Back in June 2010, the Blackhawks celebrated a Stanley Cup victory against the Philadelphia Flyers, and at the time, all seemed great within the organization. As they celebrated with fans at the Stanley Cup parade or took the Stanley Cup on the talk show circuit, there was a horrific secret which wouldn’t be reveled until almost 11 years later.

According to a recent investigation into what happened, it was reveled that in early May, during that successful playoff run, an unnamed player came forward and alerted the higher ups about being sexually assaulted by the team’s former video coach Brad Aldrich.

This unnamed player, who recently and courageously identified himself as Kyle Beach, was a 20 year-old left winger who played for the Hawks AHL team before being called up during the playoff run to serve as one of the team’s Black Aces.

It was reveled that the sexual assault took place on May 8th or 9th and it wasn’t until weeks later, on May 23rd when after the Hawks made it to the finals, they decided to have a meeting about Aldrich.

During this meeting, which involved five people from Hawks upper management, it was written in the report that Hawks coach Joel Quenneville and team president John McDonough expressed the importance of focusing attention at the time on beating the Flyers and winning the Stanley Cup. No immediate action was taken and Aldrich wasn’t stopped from participating in Stanley Cup parades or other team celebrations.
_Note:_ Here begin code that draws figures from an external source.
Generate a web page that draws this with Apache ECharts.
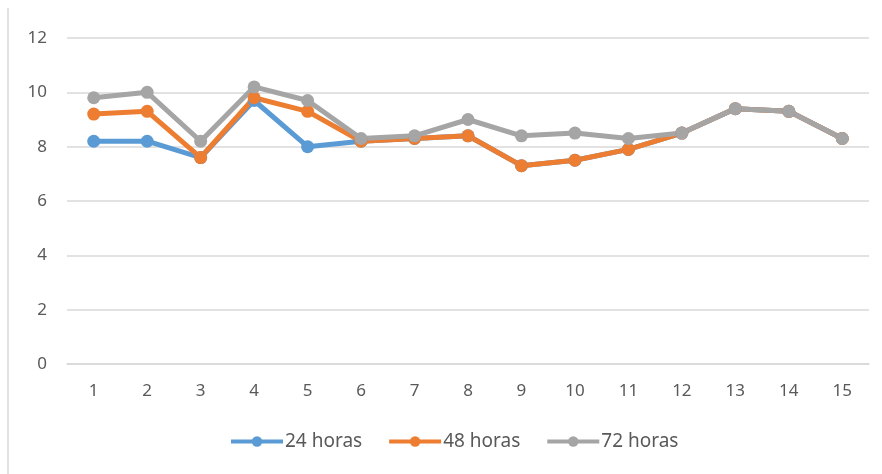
<!DOCTYPE html>
<html>
<head>
<meta charset="utf-8">
<script src="https://cdn.jsdelivr.net/npm/echarts@6/dist/echarts.min.js"></script>
<style>
html, body { margin: 0; padding: 0; background: #fff; }
#chart { width: 882px; height: 474px; }
</style>
</head>
<body>
<div id="chart"></div>
<script>
var categories = ['1', '2', '3', '4', '5', '6', '7', '8', '9', '10', '11', '12', '13', '14', '15'];
var horas24 = [8.2, 8.2, 7.6, 9.7, 8.0, 8.2, 8.3, 8.4, 7.3, 7.5, 7.9, 8.5, 9.4, 9.3, 8.3];
var horas48 = [9.2, 9.3, 7.6, 9.8, 9.3, 8.2, 8.3, 8.4, 7.3, 7.5, 7.9, 8.5, 9.4, 9.3, 8.3];
var horas72 = [9.8, 10.0, 8.2, 10.2, 9.7, 8.3, 8.4, 9.0, 8.4, 8.5, 8.3, 8.5, 9.4, 9.3, 8.3];
var seriesNames = ['24 horas', '48 horas', '72 horas'];

var myChart = echarts.init(document.getElementById('chart'));

function makeSeries(name, data, color) {
    return {
        name: name,
        type: 'line',
        data: data,
        symbol: 'circle',
        symbolSize: 13,
        lineStyle: { color: color, width: 5 },
        itemStyle: { color: color },
        emphasis: { disabled: true }
    };
}

var option = {
    animation: false,
    color: ['#5B9BD5', '#ED7D31', '#A5A5A5'],
    textStyle: { fontFamily: 'Noto Sans' },
    grid: { left: 67, right: 13, top: 38, bottom: 110 },
    legend: {
        data: seriesNames,
        bottom: 18,
        left: 224,
        itemWidth: 52,
        itemHeight: 13,
        itemGap: 25,
        lineStyle: { width: 4 },
        textStyle: { color: '#595959', fontSize: 19, padding: [0, 0, 0, -3] }
    },
    xAxis: {
        type: 'category',
        data: categories,
        boundaryGap: true,
        axisLine: { show: true, lineStyle: { color: '#D9D9D9', width: 1.5 } },
        axisTick: { show: false },
        axisLabel: { color: '#595959', fontSize: 17, margin: 19 }
    },
    yAxis: {
        type: 'value',
        min: 0,
        max: 12,
        interval: 2,
        axisLine: { show: false },
        axisTick: { show: false },
        axisLabel: { color: '#595959', fontSize: 17, margin: 20 },
        splitLine: { lineStyle: { color: '#D9D9D9', width: 1.5 } }
    },
    graphic: [{
        type: 'line',
        shape: { x1: 8, y1: 8, x2: 8, y2: 474 },
        style: { stroke: '#D9D9D9', lineWidth: 1.5 }
    }],
    series: [
        makeSeries(seriesNames[0], horas24, '#5B9BD5'),
        makeSeries(seriesNames[1], horas48, '#ED7D31'),
        makeSeries(seriesNames[2], horas72, '#A5A5A5')
    ]
};

myChart.setOption(option);
</script>
</body>
</html>
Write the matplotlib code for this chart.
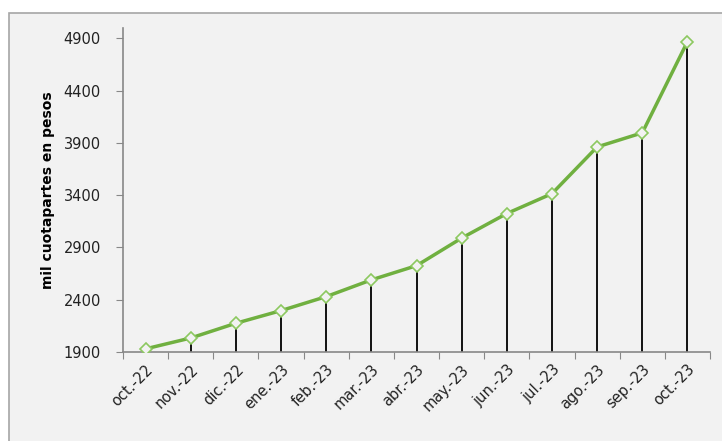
import matplotlib
matplotlib.use("Agg")
import matplotlib.pyplot as plt
from matplotlib.patches import Rectangle

categories = ["oct.-22", "nov.-22", "dic.-22", "ene.-23", "feb.-23", "mar.-23", "abr.-23",
              "may.-23", "jun.-23", "jul.-23", "ago.-23", "sep.-23", "oct.-23"]
values = [1930, 2034, 2175, 2296, 2430, 2590, 2726, 2990, 3225, 3415, 3862, 3997, 4869]
yticks = [1900, 2400, 2900, 3400, 3900, 4400, 4900]

W, H = 722, 441
fig = plt.figure(figsize=(W / 100, H / 100), dpi=100, facecolor="white")
fig.patches.append(Rectangle((9 / W, -0.05), 1.1, (H - 13) / H + 0.05, transform=fig.transFigure,
                             facecolor="#f2f2f2", edgecolor="#a6a6a6", linewidth=1.2, zorder=-5))

ax = fig.add_axes([123 / W, (H - 352) / H, (710 - 123) / W, (352 - 28) / H])
ax.set_zorder(5)
ax.set_facecolor("none")
x = list(range(len(categories)))
ax.vlines(x, 1900, values, color="black", linewidth=1.3, zorder=2)
ax.plot(x, values, color="#70b040", linewidth=2.5, marker="D", markersize=6,
        markerfacecolor="#f2f2f2", markeredgecolor="#8cc860", markeredgewidth=1.2, zorder=3)

ax.set_xlim(-0.5, len(categories) - 0.5)
ax.set_ylim(1900, 5000)
ax.set_yticks(yticks)
ax.set_yticklabels([str(v) for v in yticks], fontsize=10.5, color="#222222")
ax.set_xticks([i - 0.5 for i in range(len(categories) + 1)])
ax.set_xticklabels([])
ax.set_xticks(x, minor=True)
ax.set_xticklabels(categories, minor=True, rotation=45, ha="right", va="top",
                   rotation_mode="anchor", fontsize=10.5, color="#222222")
ax.tick_params(axis="x", which="minor", length=0, pad=7)
ax.tick_params(axis="x", which="major", length=5, color="#888888", direction="out")
ax.tick_params(axis="y", length=5, color="#888888", direction="out", pad=11)
for s in ["top", "right"]:
    ax.spines[s].set_visible(False)
for s in ["left", "bottom"]:
    ax.spines[s].set_color("#888888")
    ax.spines[s].set_linewidth(1.2)
ax.set_ylabel("mil cuotapartes en pesos", fontsize=10, fontweight="bold", labelpad=6)

fig.savefig("out.png", dpi=100, facecolor="white")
However after the season, he was given an option of either quitting or facing possible charges.

Beach, who was the Hawks 2008 first round draft choice, bravely after 11 years of keeping this a secret came forward and in various emotional interviews rocked the hockey world by detailing what happened and how management waited until addressing it while also letting him participate in the Stanley Cup activities.

In fighting back tears, Beach told TSN Sports Centre during an interview,

“To see him paraded around; lifting the cup at the parade… it made me feel like nothing. It made me feel like I didn’t exist. It made me feel that I wasn’t important.”

On May 13, 2021, Beach decided to file a lawsuit against the Hawks on how they mis- handled the ugly 2010 sexual assault. It wouldn’t be until Tuesday, October 26, 2021 that the 107 page investigation report supported what Beach was saying.

The fallout of the investigation was that Chicago Blackhawks GM/president of hockey operations Stan Bowman along with senior director of operations Al MacIsaac, who were with the team in 2010, have recently left the organization. Also Quenneville, who this year was coaching the Florida Panthers, has stepped down. Current Winnipeg Jets GM Kevin Cheveldayoff who at the time was an assistant GM with the Hawks in 2010, got to keep his job in Winnipeg.

Shortly after the facts became public, Blackhawks owner Rocky Wirtz wrote a letter to Hockey Hall of Fame chairman Lanny McDonald admitting that the team made an error by including his name on the list to be engraved on the Stanley Cup.

In the letter he wrote,

“I am humbly requesting that the Hockey Hall of Fame consider ‘x-ing’ out his name on the Stanley Cup. While nothing can undo what he did, leaving his name on the most prestigious trophy in sports seems profoundly wrong.”

The Hawks were also fined two million dollars.

Three years after the incident, Aldrich was found guilty of having sex with a 16 year-old Michigan youth.

The Blackhawks made a lot of major life changing mistakes back in 2010, which as an organization, they will have to always live with.